Reading Group Guide
1. Eloisa sold the house and the cars, uprooted her family, and travelled all the way to France in reaction to a cancer diagnosis (though not a life-threatening one). Have you experienced a similar life-changing event? What could you do to experience the same sort of cathartic experience without going to the extreme of packing up and moving abroad?
2. Imagine that you decided to sell many of your belongings and move to a foreign country. What would you pack and what would you keep? What would be the pros and cons for your children? Would living abroad or divesting your belongings cause you the most anxiety?
3. Domitilla and Anna carried on a months-long battle, only to end up best friends. Eloisa speculates that the rapprochement came about because the girls are similarly rambunctious, bossy, and funny . . . and because they were both excluded by the “Queen Bee.” Must best friends have similarities, in your view? Have you ever formed a friendship with someone who you had once believed was your enemy?
4. There are a number of poignant side-stories in Paris in Love, among them the Romanian homeless man and his puppy, the love story of Florent and Pauline, and the story of the Camondo family during World War II. What was the one story you responded to most strongly?
5. After bra shopping for herself and Anna, Eloisa concludes that her year in Paris should be declared the “Year of the Brassiere.” Do you associate specific articles of clothing with happy memories in your life? What garment from your past do you still remember with affection --- even one as small as the Minnesota hat that bobbles its way through Paris on Anna’s head?
6. Many readers adore the love story of Pauline and Florent. Some two years later, they are very happy together and thinking of starting a family. Do you know of any love stories that originated with such a sweet, romantic gesture as the lemon tart? How about in your own life --- what’s the most romantic thing that’s ever happened to you?
7. Elizabeth Gilbert, the author of Eat, Pray, Love, said that she “absolutely loved” Paris in Love. Like Eloisa, Gilbert came home transformed by her travels. Why do you think that major life changes can impel people to travel? If you could spend a year anywhere in the world, where would you go?
8. Of course, Eat, Pray, Love was turned into a wonderful movie starring Julia Roberts. If you were in charge of casting the film version of Paris in Love, who would you pick to play Eloisa? Or Alessandro? (Hint: Alessandro would like to be portrayed by Johnny Depp.)
9. Anna announces (with a wail) that her parents promised they’d stay in France only one year --- “and it’s been two years at least.” Time seems to move slowly when we’re young…faster as we grow older. What do you remember about being eleven-years-old? Were you fighting with your classmates, happy with your environs, thrown into a new situation?
10. Is it possible to fall in love with a place in the same way we fall in love with people? Have you ever been to Paris, and if so, did you fall in love with it (or better yet, fall in love with someone while there)? How was your experience different from or similar to Eloisa’s?
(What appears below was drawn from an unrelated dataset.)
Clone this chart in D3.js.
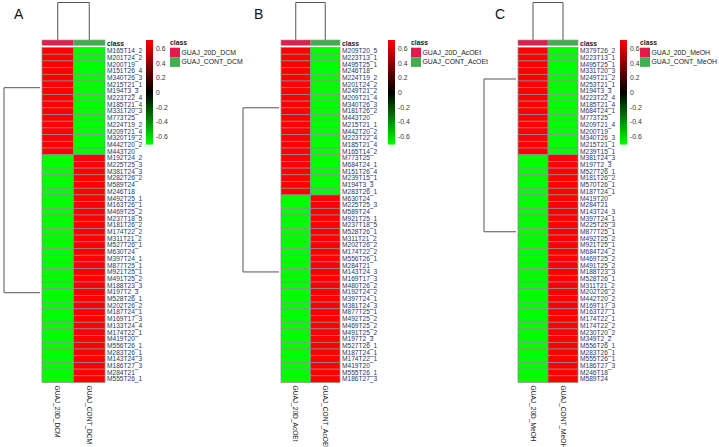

11. Eloisa has a gift for conjuring tiny pictures of the world, as when she describes (on page 108) snowflakes that “float sideways, looking fluffy and indecisive, as if they belong in another part of the world and are falling here by accident.” What’s your favorite description in the book?
12. Paris in Love originated as updates for Eloisa’s friends and fans, posted on Facebook and Twitter. In what ways do you think that social media have made the world a smaller, more intimate place? Or do you think the opposite is true?
13. Eloisa insisted on keeping much of the book in small paragraphs, so as to keep the feeling of tiny bursts of experience. Did this format work for you, or would you have preferred a more conventional narrative structure?
14. The story of Luca’s sixteenth birthday is arguably the funniest in the book, despite its moments of unhappiness. (As someone once put it, “Comedy is tragedy plus time.”) A lot of readers say they laughed all the way through the piece. Did it remind you of any stories from your own life --- mortifying at the time, but afterwards could now be laughed at?
15. Eloisa’s friend Rose died during the year that Eloisa lived in Paris. But Eloisa picks up Rose’s invitation --- “It’s so beautiful here; you must come before you die” --- and hands it on to her readers. What is “here”? Or, rather, where is “here”? Does Eloisa mean that you should travel --- or something else?